Page 1 of 1
Parent/Child anomaly
Posted: Thu Mar 06, 2014 1:42 am
by Fred Kroeger
I have set up the following Parent/Child relationship
Code: Select all
|----- Router A -----|
Nagios--------| |---------Switch X ------- Servers [1 - X]
|----- Router B -----|
Basically , Switch X has 2 Parents (Router A & B) and the Servers (1 to X) have Switch X as their Parent
My understanding is that if either Router A OR Router B are Down, then monitoring continues as per normal,
If Router A AND Router B are Down , then we have a blocking outage and monitoring of the Servers is suspended.
However this does not appear to be the case?
Currentlly I have Router A down - the Network Outages link shows that 53 Hosts & 451 Serrvices are affected.
I would only expect to see that if both Routers are down?
The downstream Switch & Servers are all still being actively monitored, so it would appear that they haven't been affected?
Why am I seeing a Network Outage then ? Also it is showing a Severity of 165 - what is this ?
Network Outages
Severity Host State Duration Hosts Affected Services Affected
165 Router-A Down 62d 7h 26m 10s 53 451
I'm running NagiosXI 2012R2.8c
Fred
Re: Parent/Child anomaly
Posted: Thu Mar 06, 2014 10:45 am
by tmcdonald
Can you post either screenshots or text configurations of the two routers and the switch? Preferably also at least one of the servers behind the switch.
Re: Parent/Child anomaly
Posted: Thu Mar 06, 2014 7:54 pm
by Fred Kroeger
I have attached the Overview screen which shows the Network outage.

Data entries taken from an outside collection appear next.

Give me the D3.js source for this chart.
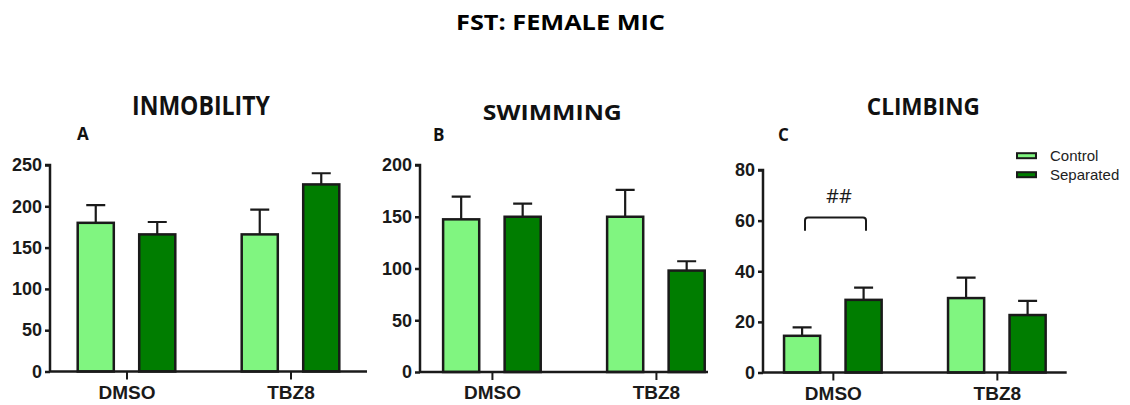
<!DOCTYPE html>
<html>
<head>
<meta charset="utf-8">
<script src="https://cdn.jsdelivr.net/npm/d3@7"></script>
<style>
  body { margin: 0; background: #fff; }
  svg { display: block; }
</style>
</head>
<body>
<svg id="chart" width="1130" height="405"></svg>
<script>
// ---- data ----
const groups = ["DMSO", "TBZ8"];
const seriesNames = ["Control", "Separated"];

// mean per group [DMSO, TBZ8], and SEM
const inmobilityControl = [180, 166];
const inmobilityControlSem = [21.5, 30];
const inmobilitySeparated = [166, 226.5];
const inmobilitySeparatedSem = [15, 13.5];

const swimmingControl = [147.5, 150];
const swimmingControlSem = [22, 26];
const swimmingSeparated = [150, 98];
const swimmingSeparatedSem = [12.6, 9];

const climbingControl = [14.5, 29.4];
const climbingControlSem = [3.3, 8.1];
const climbingSeparated = [28.7, 22.7];
const climbingSeparatedSem = [4.8, 5.6];

const inmobilityTicks = [0, 50, 100, 150, 200, 250];
const swimmingTicks = [0, 50, 100, 150, 200];
const climbingTicks = [0, 20, 40, 60, 80];

// ---- layout ----
const colors = { Control: "#80f580", Separated: "#007d00" };
const barW = 38.5, barGap = 23;

const panels = [
  { letter: "A", title: "INMOBILITY", control: inmobilityControl, controlSem: inmobilityControlSem,
    separated: inmobilitySeparated, separatedSem: inmobilitySeparatedSem, ticks: inmobilityTicks,
    left: 50, right: 367, top: 165, bottom: 371.5, align: 0.5,
    titleX: 201, titleY: 114.7, titleW: 138, titleSize: 26, letterX: 77, letterY: 140 },
  { letter: "B", title: "SWIMMING", control: swimmingControl, controlSem: swimmingControlSem,
    separated: swimmingSeparated, separatedSem: swimmingSeparatedSem, ticks: swimmingTicks,
    left: 420, right: 708, top: 165, bottom: 372, align: 0.58,
    titleX: 552.3, titleY: 119.7, titleW: 139, titleSize: 21, letterX: 433, letterY: 141 },
  { letter: "C", title: "CLIMBING", control: climbingControl, controlSem: climbingControlSem,
    separated: climbingSeparated, separatedSem: climbingSeparatedSem, ticks: climbingTicks,
    left: 763, right: 1066.7, top: 170, bottom: 372.5, align: 0.5,
    titleX: 923.3, titleY: 114.7, titleW: 113, titleSize: 23, letterX: 778, letterY: 141 }
];

const svg = d3.select("#chart");

svg.append("text")
  .attr("x", 560.5).attr("y", 30)
  .attr("text-anchor", "middle")
  .attr("textLength", 209).attr("lengthAdjust", "spacingAndGlyphs")
  .style("font-family", "'Open Sans', sans-serif")
  .style("font-weight", 700).style("font-size", "21px")
  .text("FST: FEMALE MIC");

panels.forEach(p => {
  const g = svg.append("g");

  // panel title + letter
  g.append("text")
    .attr("x", p.titleX).attr("y", p.titleY)
    .attr("text-anchor", "middle")
    .attr("textLength", p.titleW).attr("lengthAdjust", "spacingAndGlyphs")
    .style("font-family", "'Open Sans', sans-serif")
    .style("font-weight", 700).style("font-size", p.titleSize + "px")
    .style("fill", "#111")
    .text(p.title);
  g.append("text")
    .attr("x", p.letterX).attr("y", p.letterY)
    .style("font-family", "'Open Sans', sans-serif")
    .style("font-weight", 700).style("font-size", "17px")
    .style("fill", "#111")
    .text(p.letter);

  const yMax = p.ticks[p.ticks.length - 1];
  const y = d3.scaleLinear().domain([0, yMax]).range([p.bottom, p.top]);

  const span = (p.right - p.left);
  const x = d3.scalePoint().domain(groups).range([p.left, p.right])
    .padding((span / 164 - 1) / 2).align(p.align);

  const sub = d3.scaleBand().domain(seriesNames)
    .range([-(barW + barGap / 2), barW + barGap / 2])
    .paddingInner(barGap / (barW + barGap)).paddingOuter(0);

  const rows = [];
  groups.forEach((grp, i) => {
    rows.push({ grp, s: "Control", v: p.control[i], e: p.controlSem[i] });
    rows.push({ grp, s: "Separated", v: p.separated[i], e: p.separatedSem[i] });
  });

  const bx = d => x(d.grp) + sub(d.s);

  // error bars (drawn first, bars cover lower half)
  g.selectAll(".err").data(rows).join("path")
    .attr("d", d => {
      const cx = bx(d) + sub.bandwidth() / 2;
      const yt = y(d.v + d.e);
      return `M${cx},${y(d.v)}V${yt}M${cx - 9.5},${yt}H${cx + 9.5}`;
    })
    .attr("fill", "none").attr("stroke", "#1a1a1a").attr("stroke-width", 2.2);

  g.selectAll(".bar").data(rows).join("rect")
    .attr("x", d => bx(d) + 1.2)
    .attr("y", d => y(d.v))
    .attr("width", sub.bandwidth() - 2.4)
    .attr("height", d => y(0) - y(d.v))
    .attr("fill", d => colors[d.s])
    .attr("stroke", "#1a1a1a").attr("stroke-width", 2.5);

  // axes
  const yAxis = d3.axisLeft(y).tickValues(p.ticks).tickSize(5).tickPadding(3);
  const ya = g.append("g").attr("transform", `translate(${p.left},0)`).call(yAxis);
  ya.select(".domain").attr("d", `M-5,${p.top}H0V${p.bottom}`);

  const xAxis = d3.axisBottom(x).tickSize(8).tickPadding(6);
  const xa = g.append("g").attr("transform", `translate(0,${p.bottom})`).call(xAxis);
  xa.select(".domain").attr("d", `M${p.left},0H${p.right}`);

  [ya, xa].forEach(a => {
    a.selectAll(".domain, .tick line").attr("stroke", "#1a1a1a").attr("stroke-width", 2.5);
    a.selectAll("text").attr("fill", "#1a1a1a")
      .style("font-family", "'Liberation Sans', Arial, sans-serif")
      .style("font-weight", 700);
  });
  ya.selectAll("text").style("font-size", "18px");
  xa.selectAll("text").style("font-size", "19px").attr("dy", "0.71em");
  xa.selectAll(".tick line").attr("stroke-width", 2);
});

// significance bracket in panel C
{
  const p = panels[2];
  const y = d3.scaleLinear().domain([0, 80]).range([p.bottom, p.top]);
  const bracketTop = 61.2, bracketFoot = 56;
  const x0 = 805, x1 = 866;
  svg.append("path")
    .attr("d", `M${x0},${y(bracketFoot)}V${y(bracketTop) + 3}Q${x0},${y(bracketTop)} ${x0 + 3},${y(bracketTop)}H${x1 - 3}Q${x1},${y(bracketTop)} ${x1},${y(bracketTop) + 3}V${y(bracketFoot)}`)
    .attr("fill", "none").attr("stroke", "#1a1a1a").attr("stroke-width", 2);
  svg.append("text")
    .attr("x", 839).attr("y", 203)
    .attr("text-anchor", "middle")
    .style("font-family", "'Open Sans', sans-serif")
    .style("font-size", "20px").style("fill", "#1a1a1a")
    .text("##");
}

// legend
const legend = svg.append("g").attr("transform", "translate(1016,152.7)");
seriesNames.forEach((s, i) => {
  const row = legend.append("g").attr("transform", `translate(0,${i * 19})`);
  row.append("rect").attr("x", 1).attr("y", 0.5).attr("width", 19).attr("height", 5)
    .attr("fill", colors[s]).attr("stroke", "#1a1a1a").attr("stroke-width", 2);
  row.append("text").attr("x", 34).attr("y", 8)
    .style("font-family", "'Liberation Sans', Arial, sans-serif")
    .style("font-size", "15px").style("fill", "#222")
    .text(s);
});
</script>
</body>
</html>
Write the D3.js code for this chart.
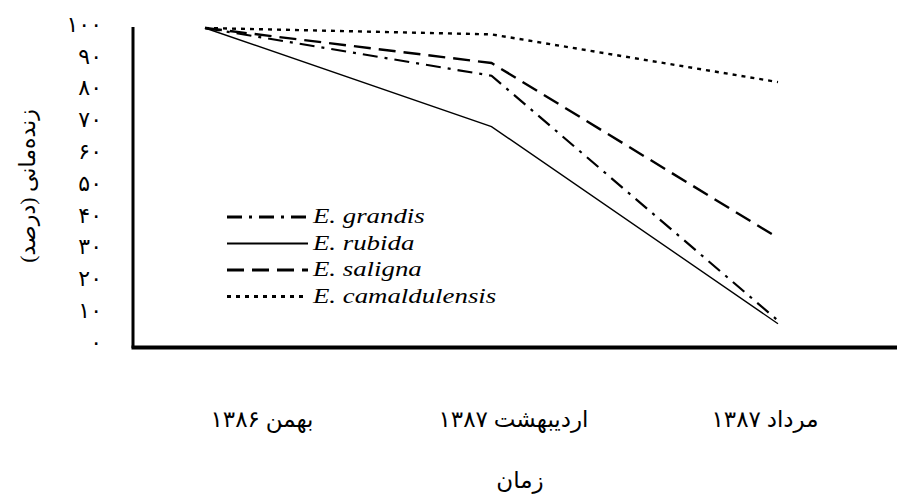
<!DOCTYPE html>
<html>
<head>
    <meta charset="utf-8">
    <title>Eucalyptus survival</title>
    <style type="text/css">
        body {
            margin: 0;
            background: #fff;
        }

        .axis-line {
            stroke: #000;
            fill: none;
        }

        .fa {
            font-family: "Liberation Serif", "Times New Roman", "DejaVu Sans", serif;
            fill: #000;
        }

        .legend-label {
            font-family: "Liberation Serif", "Times New Roman", Times, serif;
            font-style: italic;
            font-size: 22px;
            fill: #000;
        }

        .series {
            fill: none;
            stroke: #000;
        }
    </style>
</head>
<body>
    <div id="chart"></div>
    <script src="https://d3js.org/d3.v7.min.js"></script>
    <script>

      var width = 897,
          height = 497;

      //  Sampling dates (Persian calendar)
      var periods = ["بهمن ۱۳۸۶", "اردیبهشت ۱۳۸۷", "مرداد ۱۳۸۷"];

      //  Survival (%) per species
      var grandis       = [100, 85, 8];
      var rubida        = [100, 69, 7];
      var saligna       = [100, 89, 34];
      var camaldulensis = [100, 98, 83];

      var species = ["E. grandis", "E. rubida", "E. saligna", "E. camaldulensis"];
      var yTicks = [0, 10, 20, 30, 40, 50, 60, 70, 80, 90, 100];

      var seriesList = [
        { name: species[0], values: grandis,       dash: "15,7,3,7", width: 2.2 },
        { name: species[1], values: rubida,        dash: null,       width: 1.4 },
        { name: species[2], values: saligna,       dash: "17,8",     width: 2.4 },
        { name: species[3], values: camaldulensis, dash: "4,5",      width: 2.4 }
      ];

      function toPersian(n) {
        return String(n).replace(/[0-9]/g, function (c) { return "۰۱۲۳۴۵۶۷۸۹"[+c]; });
      }

      var svg = d3.select("#chart")
          .append("svg")
          .attr("width", width)
          .attr("height", height);

      //  Data positions and the category labels use separate point scales
      var x = d3.scalePoint().domain(periods).range([205, 778]);
      var xLabel = d3.scalePoint().domain(periods).range([262, 765]);
      var y = d3.scaleLinear().domain([0, 100]).range([346, 28]);

      //  Y tick labels
      var yAxis = d3.axisLeft(y)
          .tickValues(yTicks)
          .tickSize(0)
          .tickPadding(31)
          .tickFormat(toPersian);

      var gy = svg.append("g")
          .attr("transform", "translate(133,0)")
          .call(yAxis);
      gy.select(".domain").remove();
      gy.selectAll("text")
          .attr("class", "fa")
          .attr("dy", "0.15em")
          .style("font-size", "22px");

      //  Category labels
      svg.append("g").selectAll("text")
          .data(periods)
          .enter().append("text")
          .attr("class", "fa")
          .attr("x", function (d) { return xLabel(d); })
          .attr("y", 427)
          .attr("text-anchor", "middle")
          .style("font-size", "23px")
          .text(function (d) { return d; });

      //  Axis titles
      svg.append("text")
          .attr("class", "fa")
          .attr("x", 520)
          .attr("y", 488)
          .attr("text-anchor", "middle")
          .style("font-size", "23px")
          .text("زمان");

      svg.append("text")
          .attr("class", "fa")
          .attr("transform", "translate(35,186) rotate(-90)")
          .attr("text-anchor", "middle")
          .style("font-size", "22px")
          .text("زنده‌مانی (درصد)");

      //  Series lines
      var line = d3.line()
          .x(function (d, i) { return x(periods[i]); })
          .y(function (d) { return y(d); });

      svg.append("g").selectAll("path")
          .data(seriesList)
          .enter().append("path")
          .attr("class", "series")
          .attr("d", function (d) { return line(d.values); })
          .attr("stroke-width", function (d) { return d.width; })
          .attr("stroke-dasharray", function (d) { return d.dash; });

      //  Axes as thick frame lines
      svg.append("line").attr("class", "axis-line")
          .attr("x1", 133).attr("x2", 133)
          .attr("y1", 27).attr("y2", y(0) + 2)
          .attr("stroke-width", 3);
      svg.append("line").attr("class", "axis-line")
          .attr("x1", 131.5).attr("x2", width)
          .attr("y1", y(0) + 1.5).attr("y2", y(0) + 1.5)
          .attr("stroke-width", 4);

      //  Legend
      var legend = svg.append("g").attr("transform", "translate(227,217)");
      var row = legend.selectAll("g")
          .data(seriesList)
          .enter().append("g")
          .attr("transform", function (d, i) { return "translate(0," + (i * 26.5) + ")"; });

      row.append("line")
          .attr("class", "series")
          .attr("x1", 0).attr("x2", 81)
          .attr("y1", 0).attr("y2", 0)
          .attr("stroke-width", function (d) { return d.width + 0.6; })
          .attr("stroke-dasharray", function (d) { return d.dash; });

      row.append("text")
          .attr("class", "legend-label")
          .attr("x", 86)
          .attr("y", 6)
          .attr("transform", "translate(86,0) scale(1.22,1) translate(-86,0)")
          .text(function (d) { return d.name; });

    </script>
</body>
</html>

I have attached what is displayed when I select the Blocking Outage - this shows that 53 hosts are affected (and their services)
However displaying any of the hosts that are a child of the Switch X , show they are being still being actively monitored.
Switch Config
Code: Select all
define host {
host_name SWITCH X
use xiwizard_genericnetdevice_host
address x.x.x.x
parents ROUTER-A,ROUTER-B
hostgroups C-IAS
check_command check-host-alive!!!!!!!!
max_check_attempts 5
check_interval 5
retry_interval 1
check_period 24x7
notification_interval 0
notification_period 24x7
icon_image cisco.png
statusmap_image cisco.png
_xiwizard snmpwalk
register 1
}
Router-A config - note: ROUTER-B is identical
Code: Select all
define host {
host_name ROUTER-A
use xiwizard_genericnetdevice_host
address x.x.x.x
hostgroups C-ASG,Network - ASA Devices
check_command check-host-alive!!!!!!!!
max_check_attempts 5
check_interval 5
retry_interval 1
check_period 24x7
notification_interval 0
notification_period 24x7
notes -31.99628, 115.8883650000000
icon_image cisco.png
statusmap_image cisco.png
_xiwizard snmpwalk
register 1
}
Re: Parent/Child anomaly
Posted: Fri Mar 07, 2014 9:40 am
by BanditBBS
Fred,
I don't mean to hijack your thread here, but I have quite similar dual parent setup here with just about everything in my organization. I haven't seen this yet, so i am very interested.
What it sounds like to me is the servers are all still being monitored, it is just alerting you to a network outage affect the downstream hosts. While it isn't a true outage since there is redundancy, it is still an outage that potentially affects a number of downstream hosts because they no longer have that redundancy.
devil's advocate here: As long as the servers are still being monitored and alerts still being sent for them(can you test that?), wouldn't you want alerted to the potential outage like that?
Re: Parent/Child anomaly
Posted: Fri Mar 07, 2014 9:49 am
by lmiltchev
@Fred Kroeger
I suspect this could be a bug but cannot tell for sure. I am curious to find out if you can see any network outages when you log in Nagios Core directly (http://<ip>/nagios). Do you get the same results?
Re: Parent/Child anomaly
Posted: Mon Mar 10, 2014 8:41 pm
by Fred Kroeger
Checked Nagios Core and it displays the Blocking Outage the same as NagiosXI.
I checked Network Status Map and it shows the 2 paths to the Switch and one path is Red. However, Hypermap only displays a single path to the switch via the router that is showing down.
Happy for you to add comments Bandit - yes it is useful to know that there is a potential problem to downstream hosts but perhaps we shouldn't call it a "Blocking Outage"?
I am still actively monitoring all the downstream hosts , so it isn't really blocking any hosts/services.
I guess something else that would be useful to see on the Blocking Outage screen is a way of displaying which hosts are affected - the number of hosts is displayed but it would help to be able to click on the hosts field and it display a table of hostnames.
Fred
Re: Parent/Child anomaly
Posted: Tue Mar 11, 2014 9:17 am
by slansing
I suppose it may have been called that in the sense that a switch going down, blocks you from contacting it's children on the other end, in a sense.